Si, des trois romans de l’anankè, celui-ci est le moins populaire, cela tient sans doute à sa « pureté ». Ici, nulle fresque historique, nulle allusion à l’actualité politique, nulle concession aux procédés du roman-feuilleton ; la tentation même du pittoresque y est vite réprimée. La profusion du personnel romanesque qui caractérise Notre-Dame de Paris et Les Misérables cède la place à une remarquable économie : figures importantes mais guère développées, Lethierry, Déruchette, Clubin, Ebenezer s’effacent derrière la silhouette à la fois envahissante et floue de Gilliatt, le frustre, le taciturne, le mystérieux, mi-homme mi-bête, « monstre » dans la lignée des Quasimodo, Valjean ou Gwynplaine. L’intrigue elle-même ne révèle guère de rouages compliqués. Elle se résume à un effrayant huis clos, si l’on peut dire, entre un héros quasi muet et l’océan qui l’entoure.
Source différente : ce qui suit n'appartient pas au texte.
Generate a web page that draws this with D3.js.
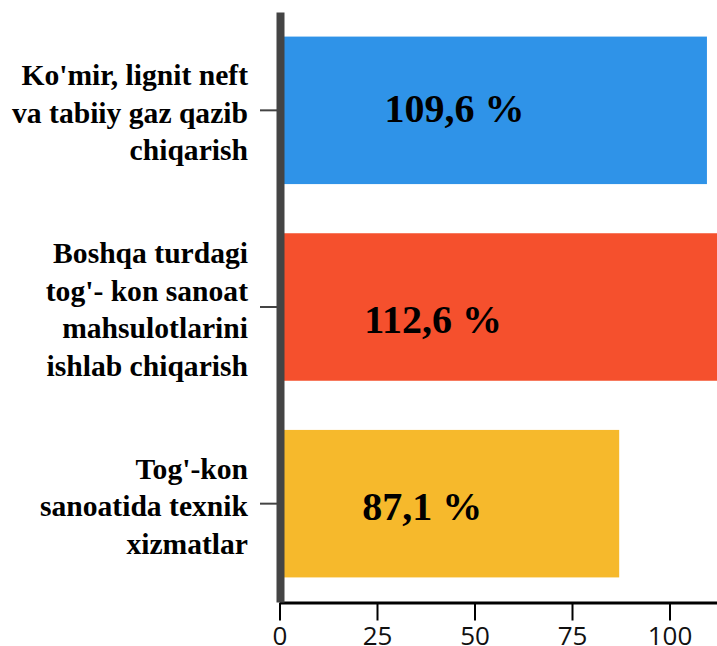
<!DOCTYPE html>
<html>
<head>
<meta charset="utf-8">
<script src="https://cdn.jsdelivr.net/npm/d3@7"></script>
<style>
  body { margin: 0; background: #fff; }
  svg { display: block; }
</style>
</head>
<body>
<div id="chart"></div>
<script>
// categories (line breaks as in the picture)
const categories = [
  "Ko'mir, lignit neft\nva tabiiy gaz qazib\nchiqarish",
  "Boshqa turdagi\ntog'- kon sanoat\nmahsulotlarini\nishlab chiqarish",
  "Tog'-kon\nsanoatida texnik\nxizmatlar"
];
const values = [109.6, 112.6, 87.1];
const colors = ['#2f93e8', '#f5502d', '#f6b92c'];
const xTicks = [0, 25, 50, 75, 100];

// hand-placed value labels (start in data units, baseline offset in px)
const labelStart = [26.9, 21.7, 21.2];
const labelDy = [12, 26, 16];

const width = 717;
const height = 646;

const svg = d3.select('#chart')
  .append('svg')
  .attr('width', width)
  .attr('height', height);

const xScale = d3.scaleLinear().domain([0, 115]).range([279.5, 728]);
const yScale = d3.scaleBand()
  .domain(categories)
  .range([12, 602])
  .paddingInner(0.25)
  .paddingOuter(0.125);

const fmt = d3.formatLocale({ decimal: ',', thousands: ' ', grouping: [3], currency: ['', ''] }).format('.1f');

// bars
svg.append('g')
  .selectAll('rect')
  .data(values)
  .join('rect')
  .attr('x', xScale(0))
  .attr('y', (d, i) => yScale(categories[i]))
  .attr('width', (d) => xScale(d) - xScale(0))
  .attr('height', yScale.bandwidth())
  .attr('fill', (d, i) => colors[i]);

// value labels
svg.append('g')
  .selectAll('text')
  .data(values)
  .join('text')
  .attr('x', (d, i) => xScale(labelStart[i]))
  .attr('y', (d, i) => yScale(categories[i]) + yScale.bandwidth() / 2 + labelDy[i])
  .attr('font-family', "'Liberation Serif', 'Times New Roman', serif")
  .attr('font-weight', 'bold')
  .attr('font-size', 40)
  .attr('fill', '#000')
  .text((d) => fmt(d) + ' %');

// x axis
const xAxis = svg.append('g')
  .attr('transform', 'translate(0, 602.5)')
  .call(d3.axisBottom(xScale).tickValues(xTicks).tickSize(18).tickSizeOuter(0).tickPadding(6));

xAxis.select('.domain').attr('stroke', '#000').attr('stroke-width', 3);
xAxis.selectAll('.tick line').attr('stroke', '#000').attr('stroke-width', 2);
xAxis.selectAll('.tick text')
  .attr('fill', '#111')
  .attr('font-family', "'Open Sans', sans-serif")
  .attr('font-size', 26);

// y axis
const yAxis = svg.append('g')
  .attr('transform', `translate(${xScale(0) + 0.5}, 0)`)
  .call(d3.axisLeft(yScale).tickSize(20).tickSizeOuter(0).tickPadding(12).tickFormat(''));

yAxis.select('.domain').attr('stroke', '#444').attr('stroke-width', 8);
yAxis.selectAll('.tick line').attr('stroke', '#444').attr('stroke-width', 2);

const lineH = 37.5;
yAxis.selectAll('.tick')
  .append('text')
  .attr('x', -32)
  .attr('text-anchor', 'end')
  .attr('fill', '#000')
  .attr('font-family', "'Liberation Serif', 'Times New Roman', serif")
  .attr('font-weight', 'bold')
  .attr('font-size', 29.6)
  .each(function (d) {
    const lines = d.split('\n');
    const t = d3.select(this);
    lines.forEach((ln, i) => {
      t.append('tspan')
        .attr('x', -32)
        .attr('y', (i - (lines.length - 1) / 2) * lineH + 12.5)
        .text(ln);
    });
  });
</script>
</body>
</html>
Dans ce poème en prose de cinq cents pages où le spectacle de la nature nous est décrit avec une extraordinaire virtuosité, associant la permanence des motifs et des images à un constant renouvellement des formules, se manifeste, plus que dans aucun autre de ses romans, le génie visionnaire sans doute, mais d’abord visuel, de Victor Hugo, comme en témoignent les superbes dessins qui illustrent le manuscrit original.